Abstract:Domain Generalization (DG) aims to learn a model that can generalize well to unseen target domains from a set of source domains. With the idea of invariant causal mechanism, a lot of efforts have been put into learning robust causal effects which are determined by the object yet insensitive to the domain changes. Despite the invariance of causal effects, they are difficult to be quantified and optimized. Inspired by the ability that humans adapt to new environments by prior knowledge, We develop a novel Contrastive Causal Model (CCM) to transfer unseen images to taught knowledge which are the features of seen images, and quantify the causal effects based on taught knowledge. Considering the transfer is affected by domain shifts in DG, we propose a more inclusive causal graph to describe DG task. Based on this causal graph, CCM controls the domain factor to cut off excess causal paths and uses the remaining part to calculate the causal effects of images to labels via the front-door criterion.
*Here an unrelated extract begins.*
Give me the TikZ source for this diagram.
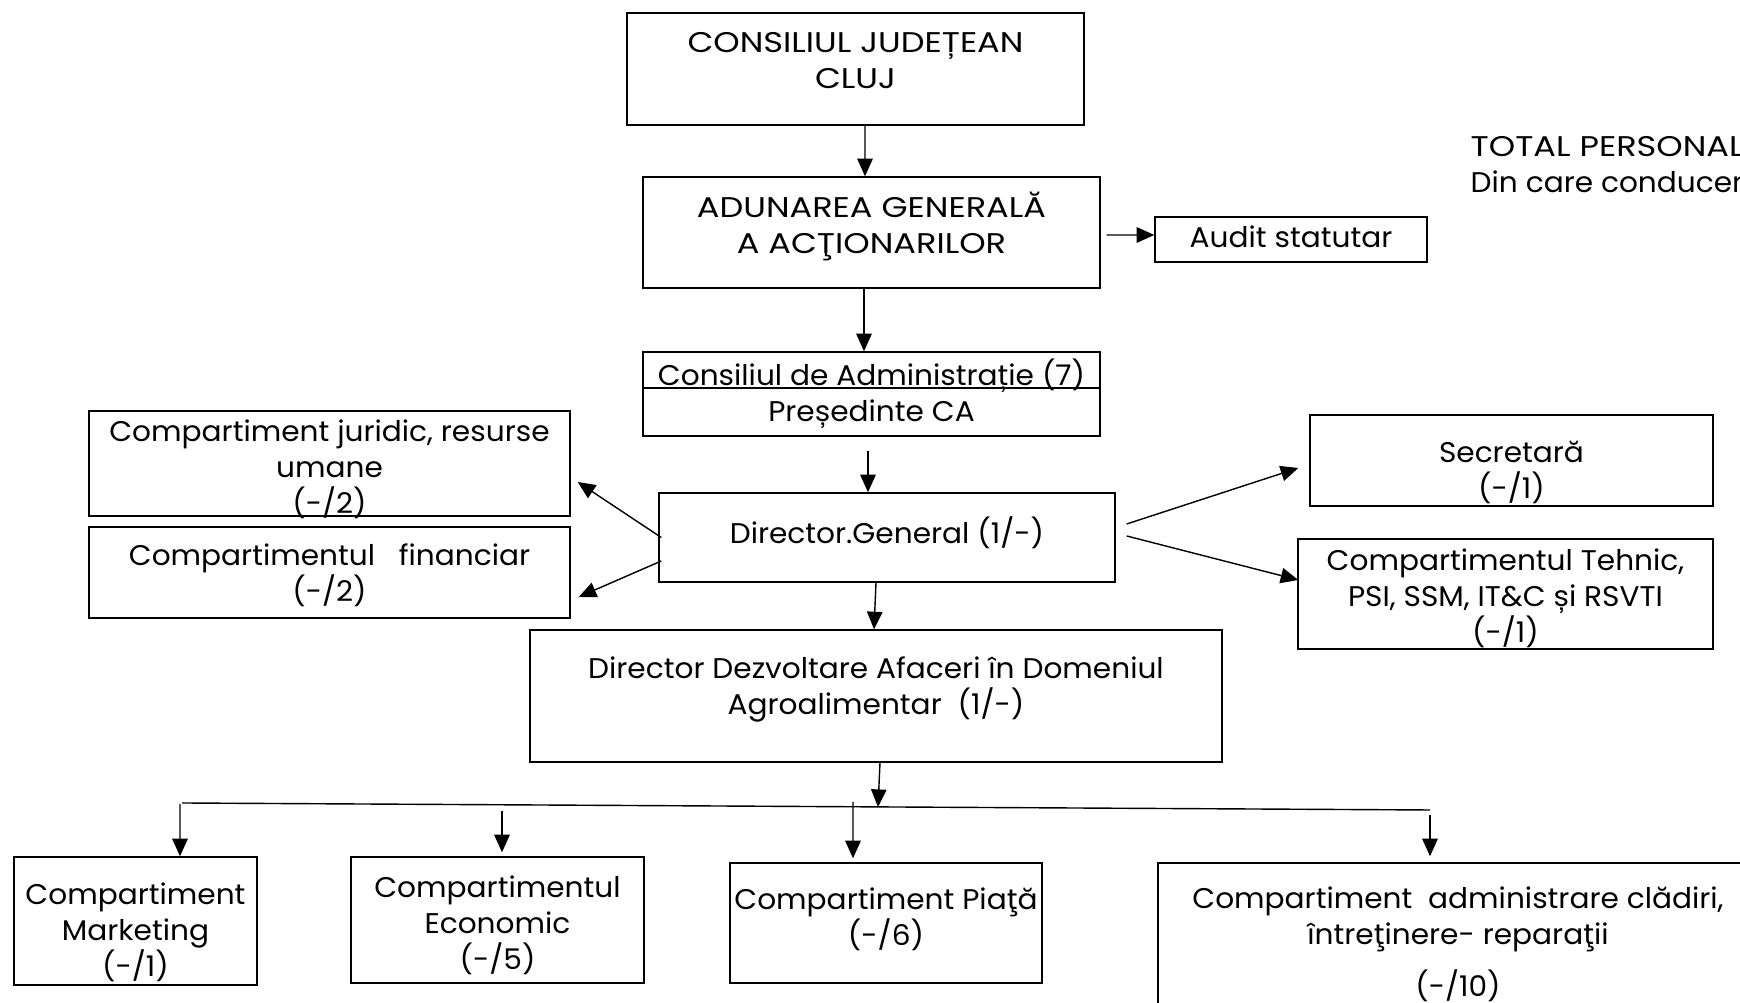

Specifically, CCM is composed of three components: (i) domain-conditioned supervised learning which teaches CCM the correlation between images and labels, (ii) causal effect learning which helps CCM measure the true causal effects of images to labels, (iii) contrastive similarity learning which clusters the features of images that belong to the same class and provides the quantification of similarity. Finally, we test the performance of CCM on multiple datasets including PACS, OfficeHome, and TerraIncognita. The extensive experiments demonstrate that CCM surpasses the previous DG methods with clear margins.